The UK’s largest aquarium has overspent by nearly £3m over the last five years, accounts show.
The National Marine Aquarium’s (NMA) financial situation has been revealed after it shed up to 15 of its 104 staff last year to cut costs.
In 2016 the Plymouth attraction said it was hoping for 400,000 annual visitors by 2020, but it risks falling short, with 280,000 in 2018.
The NMA said it was now “hopeful” for 320,000 annual visitors by 2022.
Its visitor target has slipped every year since 2016, so that in 2017 its aim was for “in excess of 350,000 by 2022” and it 2018 it was hoping for the same number, but by 2023.
Visitor numbers hit 302,000 in 2014, but since then they have hovered at about 280,000.
The NMA’s main income from donations raised more than £1.75m last year, with another £1.48m from ticket sales and sales from the cafe and gift shop.

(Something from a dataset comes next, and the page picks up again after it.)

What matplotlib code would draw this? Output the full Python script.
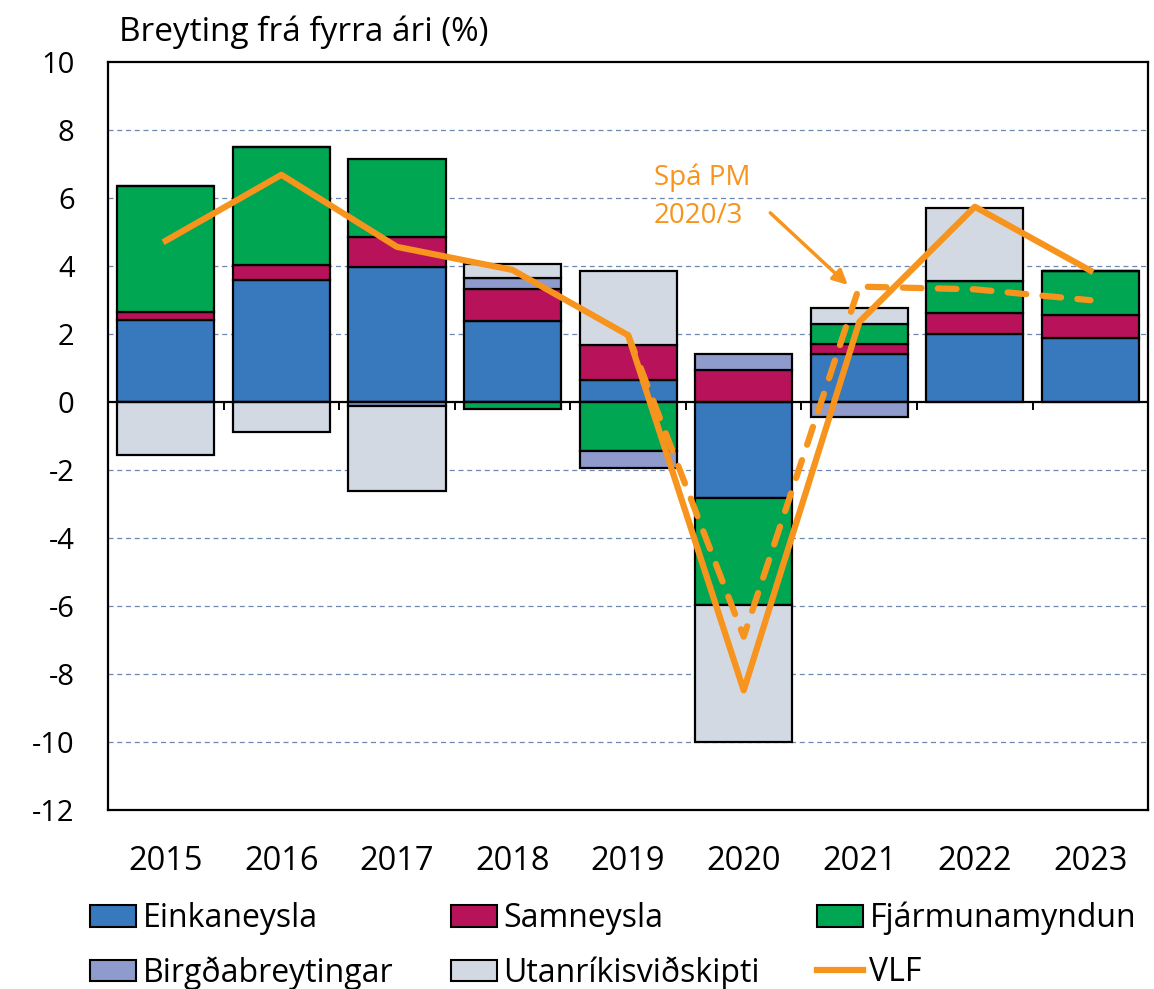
import numpy as np
import matplotlib
matplotlib.use("Agg")
import matplotlib.pyplot as plt
from matplotlib.patches import Patch
from matplotlib.lines import Line2D

plt.rcParams["font.family"] = ["Open Sans", "DejaVu Sans"]

years = ["2015", "2016", "2017", "2018", "2019", "2020", "2021", "2022", "2023"]
einkaneysla = [2.42, 3.59, 3.99, 2.39, 0.65, -2.82, 1.43, 2.00, 1.88]
samneysla = [0.22, 0.44, 0.86, 0.94, 1.02, 0.96, 0.28, 0.61, 0.67]
fjarmunamyndun = [3.72, 3.49, 2.30, -0.21, -1.43, -3.16, 0.59, 0.95, 1.32]
birgdabreytingar = [0.0, 0.0, -0.10, 0.31, -0.52, 0.47, -0.43, 0.0, 0.0]
utanrikis = [-1.56, -0.87, -2.51, 0.42, 2.20, -4.01, 0.46, 2.16, 0.0]
vlf = [4.75, 6.69, 4.57, 3.89, 1.97, -8.48, 2.36, 5.75, 3.87]
spa_years = ["2019", "2020", "2021", "2022", "2023"]
spa_pm = [1.97, -6.9, 3.40, 3.32, 3.00]

series = [
    ("Einkaneysla", einkaneysla, "#3878BD"),
    ("Samneysla", samneysla, "#B8135A"),
    ("Fjármunamyndun", fjarmunamyndun, "#00A651"),
    ("Birgðabreytingar", birgdabreytingar, "#8E9BCC"),
    ("Utanríkisviðskipti", utanrikis, "#D3D9E3"),
]
ORANGE = "#F7941D"

fig = plt.figure(figsize=(11.54, 9.89), dpi=100)
ax = fig.add_axes([0.0936, 0.181, 0.9014, 0.756])

x = np.arange(len(years))
pos_base = np.zeros(len(years))
neg_base = np.zeros(len(years))
for name, vals, col in series:
    v = np.array(vals)
    base = np.where(v >= 0, pos_base, neg_base)
    ax.bar(x, v, bottom=base, width=0.84, color=col, edgecolor="black",
           linewidth=1.6, zorder=3)
    pos_base += np.where(v >= 0, v, 0)
    neg_base += np.where(v < 0, v, 0)

ax.plot(x, vlf, color=ORANGE, lw=4.5, zorder=5)
xs = [years.index(y) for y in spa_years]
ax.plot(xs, spa_pm, color=ORANGE, lw=4.5, ls=(0, (3.0, 2.6)), zorder=5,
        dash_capstyle="round")

# gridlines, zero line with category ticks
for g in [-10, -8, -6, -4, -2, 2, 4, 6, 8]:
    ax.axhline(g, color="#6F88B0", lw=0.9, ls=(0, (4, 3)), zorder=1)
ax.axhline(0, color="black", lw=1.6, zorder=4)
ax.vlines(np.arange(len(years) - 1) + 0.5, -0.22, 0, color="black", lw=1.4, zorder=4)

# forecast annotation
ax.text(4.22, 6.04, "Spá PM\n2020/3", ha="left", va="center", color=ORANGE,
        fontsize=20, linespacing=1.5, zorder=6)
ax.annotate("", xy=(5.90, 3.45), xytext=(5.23, 5.57),
            arrowprops=dict(arrowstyle="-|>", color=ORANGE, lw=2.5,
                            mutation_scale=22, shrinkA=0, shrinkB=0), zorder=6)

ax.set_xlim(-0.5, len(years) - 0.5)
ax.set_ylim(-12, 10)
ax.set_yticks(range(-12, 11, 2))
ax.set_yticklabels([str(t) for t in range(-12, 11, 2)], fontsize=21)
ax.set_xticks(x)
ax.set_xticklabels(years, fontsize=23.5)
ax.tick_params(axis="both", length=0)
ax.tick_params(axis="y", pad=24)
ax.tick_params(axis="x", pad=25)
for s in ax.spines.values():
    s.set_linewidth(1.6)
    s.set_color("black")

fig.text(0.103, 0.967, "Breyting frá fyrra ári (%)", fontsize=24, va="center", ha="left")

handles = [Patch(facecolor=c, edgecolor="black", lw=1.5) for _, _, c in series]
handles.append(Line2D([], [], color=ORANGE, lw=4.5))
labels = [n for n, _, _ in series] + ["VLF"]
order = [0, 3, 1, 4, 2, 5]
fig.legend([handles[i] for i in order], [labels[i] for i in order],
           loc="upper left", bbox_to_anchor=(0.067, 0.101), ncol=3, frameon=False,
           fontsize=23, handlelength=1.44, handleheight=0.66, handletextpad=0.2,
           columnspacing=1.8, labelspacing=0.65, borderaxespad=0)

fig.savefig("out.png", dpi=100)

But in each year from 2014 to 2018 the NMA’s spending exceeded income – to a total of £2.7m, the latest available accounts from the Charity Commission show. The smallest margin between expenditure and income was £322,000 in 2016 and the largest gap £632,000 in 2014.
National Marine Aquarium – what’s in there?
- Atlantic Ocean tank: Moon jellies and Upside-down jellyfish, Lemon Shark, Sand Tiger Sharks, Nurse Sharks, Sandbar Sharks, Southern Stingrays, Eagle Rays, Barracuda, Green Turtle. Tank volume: 2.5m litres
- Great Barrier Reef tank: Features more than 50 species of tropical fish. Tank volume: 650,000 litres.
- British Coasts tank: Featuring Stone Bass, Pollock, Conger Eels, Mullet, Cat Sharks, Smooth Hound Sharks and more. Tank volume: 500,000 litres
- Plymouth Sound: Featuring; Boarfish, Common Octopus, starfish, gobies, blennies, Weaver Fish and more
An spokesman for the NMA, which opened in 1998, said visitor numbers were “lower than hoped” in 2018 and it had been hit by “last year’s unprecedented warm weather” and the closure of Sutton Harbour Bridge which connected the NMA to the bustling Barbican area of the city.
This year was “off to a strong start” and aquarium staff were “working hard to continue increasing both income and visitor numbers” with extra activities.
Last year more than 26,000 schoolchildren visited the NMA, which also takes its message of conservation into schools with visits from its experts.
It has also branched out into activities such as Valentine’s dinners in front of its displays and “sleeping with sharks” sleepovers.